## What this task involves:
Leave out the images; return the rest of the data exactly.

______________________________

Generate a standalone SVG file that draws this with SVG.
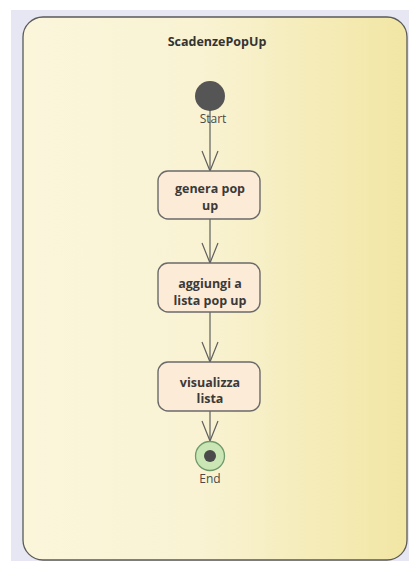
<svg xmlns="http://www.w3.org/2000/svg" width="409" height="561" viewBox="0 0 409 561">
  <defs>
    <linearGradient id="frameFill" x1="0" y1="0" x2="1" y2="0">
      <stop offset="0" stop-color="#fbf6db"/>
      <stop offset="0.45" stop-color="#f9f3d4"/>
      <stop offset="1" stop-color="#f2e6a4"/>
    </linearGradient>
    <marker id="openArrow" markerWidth="22" markerHeight="22" refX="21" refY="11" orient="auto" markerUnits="userSpaceOnUse" viewBox="0 0 22 22">
      <path d="M1,3 L21,11 L1,19" fill="none" stroke="#5f5f5f" stroke-width="1.2"/>
    </marker>
    <style>
      .frame { fill: url(#frameFill); stroke: #5a5a5a; stroke-width: 1.3; }
      .action { fill: #fcebd7; stroke: #6a6a6a; stroke-width: 1.4; }
      .label { font-family: "Open Sans", "Noto Sans", sans-serif; font-size: 12.5px; font-weight: bold; fill: #3a3a3a; text-anchor: middle; }
      .title { font-family: "Open Sans", "Noto Sans", sans-serif; font-size: 12.5px; font-weight: bold; fill: #333333; text-anchor: middle; }
      .caption { font-family: "Open Sans", "Noto Sans", sans-serif; font-size: 12px; fill: #4a4a4a; text-anchor: middle; }
      .flow { fill: none; stroke: #5f5f5f; stroke-width: 1.2; }
    </style>
  </defs>

  <rect x="0" y="0" width="409" height="561" fill="#ffffff"/>
  <rect x="11" y="10" width="398" height="551" fill="#e6e7f2"/>

  <g id="ScadenzePopUp">
    <rect class="frame" x="23" y="17" width="384" height="543" rx="20" ry="20"/>
    <text class="title" x="217" y="46">ScadenzePopUp</text>
  </g>

  <g id="connectors">
    <line class="flow" x1="210" y1="108" x2="210" y2="171" marker-end="url(#openArrow)"/>
    <line class="flow" x1="210" y1="219" x2="210" y2="263" marker-end="url(#openArrow)"/>
    <line class="flow" x1="210" y1="312" x2="210" y2="362" marker-end="url(#openArrow)"/>
    <line class="flow" x1="210" y1="411" x2="210" y2="441" marker-end="url(#openArrow)"/>
  </g>

  <g id="Start">
    <circle cx="210" cy="96" r="15" fill="#555555"/>
    <text class="caption" x="213" y="123">Start</text>
  </g>

  <g id="generaPopUp">
    <rect class="action" x="158" y="171" width="102" height="48" rx="10" ry="10"/>
    <text class="label" x="210" y="193">genera pop</text>
    <text class="label" x="210" y="210">up</text>
  </g>

  <g id="aggiungiListaPopUp">
    <rect class="action" x="158" y="263" width="102" height="49" rx="10" ry="10"/>
    <text class="label" x="210" y="288">aggiungi a</text>
    <text class="label" x="210" y="305">lista pop up</text>
  </g>

  <g id="visualizzaLista">
    <rect class="action" x="158" y="362" width="102" height="49" rx="10" ry="10"/>
    <text class="label" x="210" y="387">visualizza</text>
    <text class="label" x="210" y="403">lista</text>
  </g>

  <g id="End">
    <circle cx="210" cy="456" r="14.5" fill="#c9e6b4" stroke="#6f9a6a" stroke-width="1.3"/>
    <circle cx="210" cy="456" r="6" fill="#4a4a4a"/>
    <text class="caption" x="210" y="483">End</text>
  </g>
</svg>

______________________________

## Answer for this exercise:
Generate a standalone SVG file that draws this with SVG.
<svg xmlns="http://www.w3.org/2000/svg" width="409" height="561" viewBox="0 0 409 561">
  <defs>
    <linearGradient id="frameFill" x1="0" y1="0" x2="1" y2="0">
      <stop offset="0" stop-color="#fbf6db"/>
      <stop offset="0.45" stop-color="#f9f3d4"/>
      <stop offset="1" stop-color="#f2e6a4"/>
    </linearGradient>
    <marker id="openArrow" markerWidth="22" markerHeight="22" refX="21" refY="11" orient="auto" markerUnits="userSpaceOnUse" viewBox="0 0 22 22">
      <path d="M1,3 L21,11 L1,19" fill="none" stroke="#5f5f5f" stroke-width="1.2"/>
    </marker>
    <style>
      .frame { fill: url(#frameFill); stroke: #5a5a5a; stroke-width: 1.3; }
      .action { fill: #fcebd7; stroke: #6a6a6a; stroke-width: 1.4; }
      .label { font-family: "Open Sans", "Noto Sans", sans-serif; font-size: 12.5px; font-weight: bold; fill: #3a3a3a; text-anchor: middle; }
      .title { font-family: "Open Sans", "Noto Sans", sans-serif; font-size: 12.5px; font-weight: bold; fill: #333333; text-anchor: middle; }
      .caption { font-family: "Open Sans", "Noto Sans", sans-serif; font-size: 12px; fill: #4a4a4a; text-anchor: middle; }
      .flow { fill: none; stroke: #5f5f5f; stroke-width: 1.2; }
    </style>
  </defs>

  <rect x="0" y="0" width="409" height="561" fill="#ffffff"/>
  <rect x="11" y="10" width="398" height="551" fill="#e6e7f2"/>

  <g id="ScadenzePopUp">
    <rect class="frame" x="23" y="17" width="384" height="543" rx="20" ry="20"/>
    <text class="title" x="217" y="46">ScadenzePopUp</text>
  </g>

  <g id="connectors">
    <line class="flow" x1="210" y1="108" x2="210" y2="171" marker-end="url(#openArrow)"/>
    <line class="flow" x1="210" y1="219" x2="210" y2="263" marker-end="url(#openArrow)"/>
    <line class="flow" x1="210" y1="312" x2="210" y2="362" marker-end="url(#openArrow)"/>
    <line class="flow" x1="210" y1="411" x2="210" y2="441" marker-end="url(#openArrow)"/>
  </g>

  <g id="Start">
    <circle cx="210" cy="96" r="15" fill="#555555"/>
    <text class="caption" x="213" y="123">Start</text>
  </g>

  <g id="generaPopUp">
    <rect class="action" x="158" y="171" width="102" height="48" rx="10" ry="10"/>
    <text class="label" x="210" y="193">genera pop</text>
    <text class="label" x="210" y="210">up</text>
  </g>

  <g id="aggiungiListaPopUp">
    <rect class="action" x="158" y="263" width="102" height="49" rx="10" ry="10"/>
    <text class="label" x="210" y="288">aggiungi a</text>
    <text class="label" x="210" y="305">lista pop up</text>
  </g>

  <g id="visualizzaLista">
    <rect class="action" x="158" y="362" width="102" height="49" rx="10" ry="10"/>
    <text class="label" x="210" y="387">visualizza</text>
    <text class="label" x="210" y="403">lista</text>
  </g>

  <g id="End">
    <circle cx="210" cy="456" r="14.5" fill="#c9e6b4" stroke="#6f9a6a" stroke-width="1.3"/>
    <circle cx="210" cy="456" r="6" fill="#4a4a4a"/>
    <text class="caption" x="210" y="483">End</text>
  </g>
</svg>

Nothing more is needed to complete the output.